◆ Short problem
Select from the data all lines with the word "this".
---------------
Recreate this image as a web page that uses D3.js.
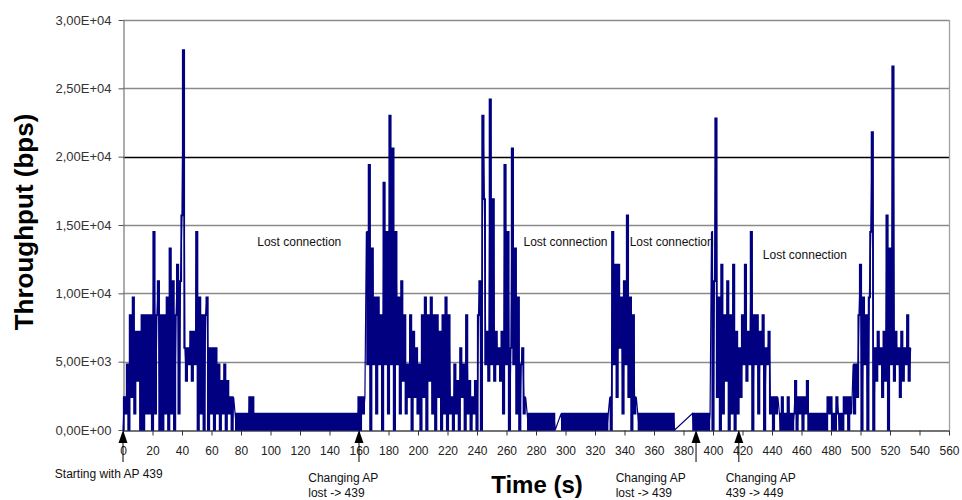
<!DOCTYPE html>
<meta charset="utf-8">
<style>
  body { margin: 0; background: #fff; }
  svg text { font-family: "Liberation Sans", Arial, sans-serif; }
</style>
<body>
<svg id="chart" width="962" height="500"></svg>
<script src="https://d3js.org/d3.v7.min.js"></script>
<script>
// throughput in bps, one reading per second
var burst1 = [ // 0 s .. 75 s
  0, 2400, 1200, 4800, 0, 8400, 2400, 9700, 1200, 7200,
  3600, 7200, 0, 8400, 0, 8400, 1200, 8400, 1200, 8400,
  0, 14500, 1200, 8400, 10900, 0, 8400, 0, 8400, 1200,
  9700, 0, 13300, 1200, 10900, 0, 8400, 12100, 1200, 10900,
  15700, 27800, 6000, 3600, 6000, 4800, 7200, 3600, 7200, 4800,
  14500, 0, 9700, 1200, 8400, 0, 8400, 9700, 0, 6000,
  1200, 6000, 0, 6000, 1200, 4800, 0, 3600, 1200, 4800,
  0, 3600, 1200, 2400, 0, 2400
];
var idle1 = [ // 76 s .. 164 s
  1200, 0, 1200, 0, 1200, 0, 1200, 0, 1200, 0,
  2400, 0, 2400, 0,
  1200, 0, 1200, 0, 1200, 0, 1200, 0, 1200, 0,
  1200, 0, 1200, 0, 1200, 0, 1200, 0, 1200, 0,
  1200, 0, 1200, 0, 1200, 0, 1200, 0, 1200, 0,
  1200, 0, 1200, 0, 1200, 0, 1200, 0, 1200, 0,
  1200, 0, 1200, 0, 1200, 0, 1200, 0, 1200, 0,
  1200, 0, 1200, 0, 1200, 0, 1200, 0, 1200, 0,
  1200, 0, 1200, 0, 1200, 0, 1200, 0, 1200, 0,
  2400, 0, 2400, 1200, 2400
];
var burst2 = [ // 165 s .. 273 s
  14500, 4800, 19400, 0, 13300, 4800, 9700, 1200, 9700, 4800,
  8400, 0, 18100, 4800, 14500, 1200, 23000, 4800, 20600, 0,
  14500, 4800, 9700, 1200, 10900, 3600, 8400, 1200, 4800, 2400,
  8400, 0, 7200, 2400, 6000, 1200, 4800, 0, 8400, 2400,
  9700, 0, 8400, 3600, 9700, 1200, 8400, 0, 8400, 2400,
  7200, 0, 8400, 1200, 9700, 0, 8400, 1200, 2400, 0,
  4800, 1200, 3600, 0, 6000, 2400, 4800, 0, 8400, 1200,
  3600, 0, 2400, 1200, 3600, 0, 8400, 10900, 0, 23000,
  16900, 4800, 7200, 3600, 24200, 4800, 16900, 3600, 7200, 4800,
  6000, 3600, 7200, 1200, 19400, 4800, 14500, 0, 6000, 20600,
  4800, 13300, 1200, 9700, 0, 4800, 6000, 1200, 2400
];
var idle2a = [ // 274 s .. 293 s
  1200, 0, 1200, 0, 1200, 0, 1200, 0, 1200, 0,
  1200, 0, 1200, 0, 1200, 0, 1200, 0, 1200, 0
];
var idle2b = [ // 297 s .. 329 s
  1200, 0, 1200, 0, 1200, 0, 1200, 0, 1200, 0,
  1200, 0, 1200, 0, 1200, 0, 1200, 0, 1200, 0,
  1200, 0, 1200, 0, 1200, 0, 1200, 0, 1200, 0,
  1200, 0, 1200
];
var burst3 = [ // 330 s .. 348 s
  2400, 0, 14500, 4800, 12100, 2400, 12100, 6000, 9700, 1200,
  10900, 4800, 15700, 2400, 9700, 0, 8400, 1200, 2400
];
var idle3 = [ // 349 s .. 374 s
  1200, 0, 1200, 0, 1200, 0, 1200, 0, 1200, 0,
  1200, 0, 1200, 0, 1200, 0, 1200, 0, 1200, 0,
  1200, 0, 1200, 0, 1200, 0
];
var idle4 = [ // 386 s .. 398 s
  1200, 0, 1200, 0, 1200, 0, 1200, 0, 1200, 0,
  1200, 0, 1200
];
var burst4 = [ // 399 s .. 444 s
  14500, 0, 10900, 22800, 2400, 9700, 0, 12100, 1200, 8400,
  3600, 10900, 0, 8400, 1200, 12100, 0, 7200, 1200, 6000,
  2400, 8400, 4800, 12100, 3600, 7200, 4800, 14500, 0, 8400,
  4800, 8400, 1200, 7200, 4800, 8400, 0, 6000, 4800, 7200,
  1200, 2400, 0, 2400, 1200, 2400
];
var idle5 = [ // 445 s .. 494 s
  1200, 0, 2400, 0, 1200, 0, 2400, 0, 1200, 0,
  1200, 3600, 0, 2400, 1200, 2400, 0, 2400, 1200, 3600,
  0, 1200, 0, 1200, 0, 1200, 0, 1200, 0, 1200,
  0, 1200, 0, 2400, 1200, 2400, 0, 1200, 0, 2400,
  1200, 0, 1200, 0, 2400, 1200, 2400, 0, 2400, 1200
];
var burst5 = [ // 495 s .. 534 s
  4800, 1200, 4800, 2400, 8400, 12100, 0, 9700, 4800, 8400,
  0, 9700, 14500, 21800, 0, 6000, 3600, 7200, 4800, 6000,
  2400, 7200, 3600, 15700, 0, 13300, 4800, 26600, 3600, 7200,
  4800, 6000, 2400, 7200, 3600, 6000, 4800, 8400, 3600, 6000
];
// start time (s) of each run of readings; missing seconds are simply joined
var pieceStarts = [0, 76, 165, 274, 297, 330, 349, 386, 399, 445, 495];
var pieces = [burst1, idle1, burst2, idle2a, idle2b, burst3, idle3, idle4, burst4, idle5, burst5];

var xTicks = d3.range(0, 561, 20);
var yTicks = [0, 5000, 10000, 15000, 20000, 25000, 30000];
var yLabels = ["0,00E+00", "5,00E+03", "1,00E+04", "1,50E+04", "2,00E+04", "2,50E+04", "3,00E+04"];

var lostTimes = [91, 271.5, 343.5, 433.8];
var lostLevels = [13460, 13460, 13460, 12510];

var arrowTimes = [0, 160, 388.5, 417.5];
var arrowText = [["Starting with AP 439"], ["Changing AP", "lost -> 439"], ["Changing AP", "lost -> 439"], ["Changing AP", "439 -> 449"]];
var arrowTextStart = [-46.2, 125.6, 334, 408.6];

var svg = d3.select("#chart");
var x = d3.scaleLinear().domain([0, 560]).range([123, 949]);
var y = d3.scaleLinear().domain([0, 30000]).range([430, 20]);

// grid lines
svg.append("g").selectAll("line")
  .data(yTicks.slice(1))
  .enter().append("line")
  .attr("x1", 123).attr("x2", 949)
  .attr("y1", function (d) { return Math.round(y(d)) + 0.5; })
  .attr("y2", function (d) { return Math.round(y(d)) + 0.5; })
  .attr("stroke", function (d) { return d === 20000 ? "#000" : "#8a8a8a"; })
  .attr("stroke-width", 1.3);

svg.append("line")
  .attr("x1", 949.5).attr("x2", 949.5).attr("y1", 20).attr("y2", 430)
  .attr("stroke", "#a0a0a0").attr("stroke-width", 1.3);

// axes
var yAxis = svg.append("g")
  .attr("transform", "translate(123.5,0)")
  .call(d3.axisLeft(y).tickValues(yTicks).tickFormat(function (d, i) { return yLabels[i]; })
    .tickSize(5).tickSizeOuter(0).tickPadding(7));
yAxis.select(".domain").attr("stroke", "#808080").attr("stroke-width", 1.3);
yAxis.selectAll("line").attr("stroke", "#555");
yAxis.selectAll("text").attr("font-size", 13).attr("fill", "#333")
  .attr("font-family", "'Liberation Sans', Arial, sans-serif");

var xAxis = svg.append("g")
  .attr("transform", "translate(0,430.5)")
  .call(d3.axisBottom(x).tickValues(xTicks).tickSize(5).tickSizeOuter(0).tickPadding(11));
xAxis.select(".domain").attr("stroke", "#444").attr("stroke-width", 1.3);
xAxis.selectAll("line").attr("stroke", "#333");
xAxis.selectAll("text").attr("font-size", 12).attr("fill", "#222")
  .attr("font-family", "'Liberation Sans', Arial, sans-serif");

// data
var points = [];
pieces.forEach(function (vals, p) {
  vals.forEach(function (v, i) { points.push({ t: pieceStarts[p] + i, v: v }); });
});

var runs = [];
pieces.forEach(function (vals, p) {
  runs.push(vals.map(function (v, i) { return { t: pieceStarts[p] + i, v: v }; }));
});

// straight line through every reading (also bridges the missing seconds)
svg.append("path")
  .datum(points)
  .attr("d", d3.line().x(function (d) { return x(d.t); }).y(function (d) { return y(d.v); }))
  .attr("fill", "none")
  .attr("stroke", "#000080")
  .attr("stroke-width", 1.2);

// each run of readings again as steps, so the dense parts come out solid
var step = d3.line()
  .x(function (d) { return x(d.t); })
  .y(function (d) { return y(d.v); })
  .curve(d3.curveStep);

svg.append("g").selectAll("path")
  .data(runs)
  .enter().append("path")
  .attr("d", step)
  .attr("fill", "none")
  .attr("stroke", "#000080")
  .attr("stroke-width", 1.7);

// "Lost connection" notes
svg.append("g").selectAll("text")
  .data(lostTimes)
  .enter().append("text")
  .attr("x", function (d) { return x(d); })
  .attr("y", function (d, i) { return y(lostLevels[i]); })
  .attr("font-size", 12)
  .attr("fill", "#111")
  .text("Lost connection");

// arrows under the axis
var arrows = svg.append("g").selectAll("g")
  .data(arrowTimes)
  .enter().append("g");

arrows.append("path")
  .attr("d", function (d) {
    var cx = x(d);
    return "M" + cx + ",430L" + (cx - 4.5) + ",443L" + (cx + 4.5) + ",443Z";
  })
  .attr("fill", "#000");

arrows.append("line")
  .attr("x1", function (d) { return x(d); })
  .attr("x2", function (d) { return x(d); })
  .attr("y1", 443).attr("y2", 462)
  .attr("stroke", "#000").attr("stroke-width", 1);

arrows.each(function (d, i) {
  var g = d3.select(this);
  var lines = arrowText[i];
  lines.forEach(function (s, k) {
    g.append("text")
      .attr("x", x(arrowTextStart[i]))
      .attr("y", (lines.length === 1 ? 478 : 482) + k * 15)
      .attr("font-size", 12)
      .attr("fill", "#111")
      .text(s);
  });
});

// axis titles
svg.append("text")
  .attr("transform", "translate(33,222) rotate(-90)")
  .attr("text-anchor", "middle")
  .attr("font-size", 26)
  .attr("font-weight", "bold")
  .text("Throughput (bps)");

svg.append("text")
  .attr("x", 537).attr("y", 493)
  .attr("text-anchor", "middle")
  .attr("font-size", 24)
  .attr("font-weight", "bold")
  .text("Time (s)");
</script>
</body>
---------------
◆ Answer below
Recreate this image as a web page that uses D3.js.
  var g = d3.select(this);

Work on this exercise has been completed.